Financial bid = TOP SECRET until official opening."

Rate Analysis 

What to Say:

"Now, how do you arrive at those rates? Rate Analysis.

[Show formula]

Rate = Material + Labour + Equipment + Overhead + Profit

Example: RCC M25 concrete, 1 m³

[Go through the breakdown on slide]

Materials:

  • Cement: 350 kg @ ₹8/kg = ₹2,800
  • Sand: 0.45 m³ @ ₹1,200/m³ = ₹540
  • Aggregate: 0.90 m³ @ ₹1,400/m³ = ₹1,260
  • Water: 200 liters @ ₹2/liter = ₹400 Total materials: ₹5,000

Labour:

  • Mason: 0.8 days @ ₹800/day = ₹640
  • Helper: 1.6 days @ ₹350/day = ₹560 Total labour: ₹1,200

Equipment:

  • Concrete mixer hire: ₹300

Subtotal: ₹6,500

Overhead (10%): ₹650 (site office, supervision, insurance, etc.) Profit (8%): ₹520

Total Rate: ₹7,670 per m³

Now, compare:

  • CPWD Schedule of Rates (SOR) for M25: ₹7,200/m³
  • Your calculated rate: ₹7,670/m³

You're 6.5% higher than CPWD.

Options:

  1. Absorb some profit (reduce to 5% instead of 8%)
  2. Negotiate better material rates (buy in bulk, reduce cement cost)
  3. Optimize labour productivity (train masons to be faster)
  4. Accept and quote ₹7,670 (if confident in quality)
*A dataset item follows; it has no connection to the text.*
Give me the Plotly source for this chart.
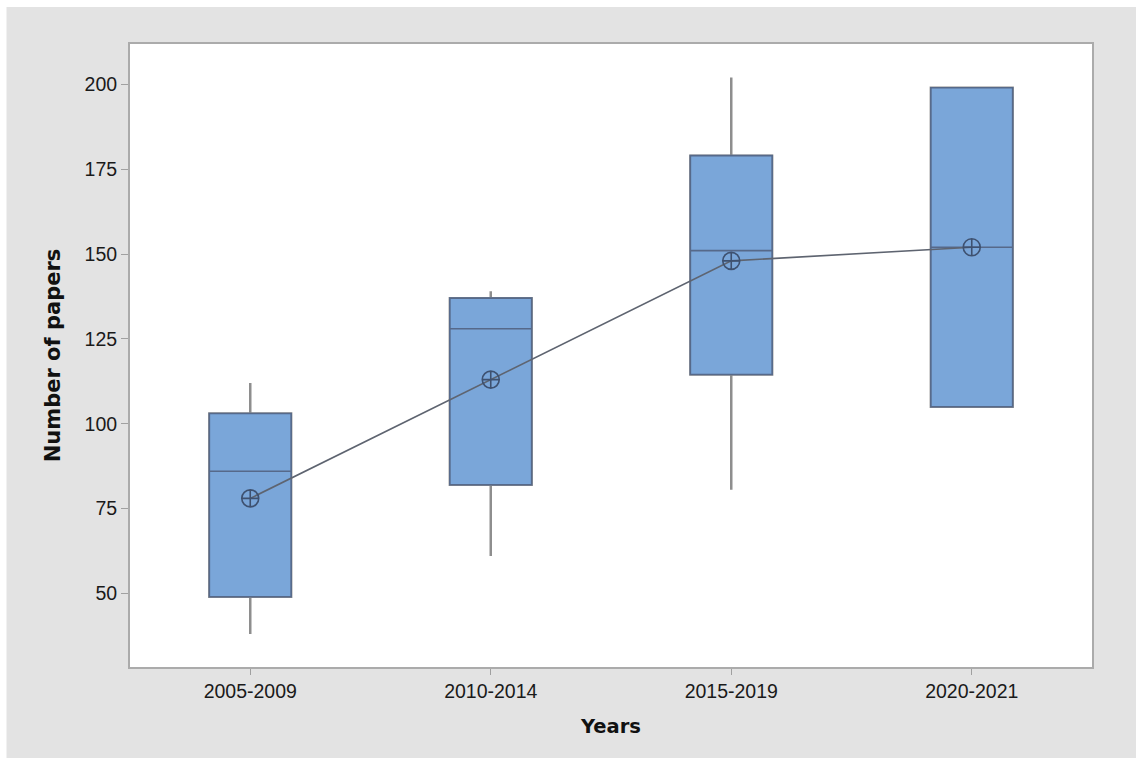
import plotly.graph_objects as go

categories = ["2005-2009", "2010-2014", "2015-2019", "2020-2021"]
q1_vals = [49, 82, 114.5, 105]
median_vals = [86, 128, 151, 152]
q3_vals = [103, 137, 179, 199]
low_whisker = [38, 61, 80.5, 105]
high_whisker = [112, 139, 202, 199]
mean_vals = [78, 113, 148, 152]
y_ticks = [50, 75, 100, 125, 150, 175, 200]

W, H = 1136, 758
ML, MR, MT, MB = 130, 44, 44, 91
pw, ph = W - ML - MR, H - MT - MB

def px_x(px):
    return (px - ML) / pw

def px_y(py):
    return (H - MB - py) / ph

fig = go.Figure()

# whiskers (gray)
fig.add_trace(go.Box(
    x=categories, q1=q1_vals, median=median_vals, q3=q3_vals,
    lowerfence=low_whisker, upperfence=high_whisker,
    width=0.34, whiskerwidth=0,
    line=dict(color="#8e8e8e", width=2.5),
    fillcolor="rgba(0,0,0,0)", boxpoints=False, showlegend=False,
    hoverinfo="skip",
))
# boxes
fig.add_trace(go.Box(
    x=categories, q1=q1_vals, median=median_vals, q3=q3_vals,
    lowerfence=q1_vals, upperfence=q3_vals,
    width=0.34, whiskerwidth=0,
    line=dict(color="#56698a", width=1.6),
    fillcolor="#7aa6d9", boxpoints=False, showlegend=False,
))
# mean connect line
fig.add_trace(go.Scatter(
    x=categories, y=mean_vals, mode="lines+markers",
    line=dict(color="#5e6470", width=1.6),
    marker=dict(symbol="circle-cross-open", size=17,
                color="#3e5170", line=dict(width=1.6, color="#3e5170")),
    showlegend=False,
))

fig.update_layout(
    width=W, height=H,
    margin=dict(l=ML, r=MR, t=MT, b=MB),
    paper_bgcolor="#e3e3e3",
    plot_bgcolor="white",
    boxmode="overlay",
    font=dict(family="Liberation Sans, Arial, sans-serif", color="#1a1a1a"),
    shapes=[
        dict(type="rect", xref="paper", yref="paper", layer="above",
             x0=px_x(-20), x1=px_x(W + 20), y0=px_y(7), y1=px_y(-20),
             fillcolor="white", line=dict(width=0)),
        dict(type="rect", xref="paper", yref="paper", layer="above",
             x0=px_x(-20), x1=px_x(6.5), y0=px_y(H + 20), y1=px_y(-20),
             fillcolor="white", line=dict(width=0)),
    ],
    xaxis=dict(
        type="category", range=[-0.5, 3.5],
        showline=True, linecolor="#ababab", linewidth=2, mirror=True,
        ticks="outside", ticklen=6, tickcolor="#a0a0a0", tickwidth=1,
        showgrid=False, zeroline=False,
        tickfont=dict(size=19.5, color="#1a1a1a"),
        title=dict(text="<b>Years</b>", standoff=18,
                   font=dict(family="DejaVu Sans, sans-serif", size=19.5, color="#111")),
    ),
    yaxis=dict(
        range=[28.3, 211.9], tickvals=y_ticks,
        showline=True, linecolor="#ababab", linewidth=2, mirror=True,
        ticks="outside", ticklen=7, tickcolor="#a0a0a0", tickwidth=1,
        showgrid=False, zeroline=False,
        tickfont=dict(size=19.5, color="#1a1a1a"),
        title=dict(text="<b>Number of papers</b>", standoff=18,
                   font=dict(family="DejaVu Sans, sans-serif", size=21, color="#111")),
    ),
)

fig.write_html("out.html")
This is the art of competitive pricing: Be profitable but not expensive.

Common Mistakes:

  1. Copying last year's rates (cement price increased 12% in last 6 months!)
  2. Forgetting indirect costs (How will you power the site? Where will workers stay?)
  3. Assuming perfect productivity (Rain delays, worker absenteeism—plan for reality)
  4. No buffer for risks

My advice: Do detailed rate analysis for at least 10-15 major items (which constitute 70-80% of project value). For minor items, use CPWD rates with suitable adjustment.

This is TIME-CONSUMING but CRITICAL. Underquote by 10%, you win a loss-making project. Overquote by 10%, you don't win at all.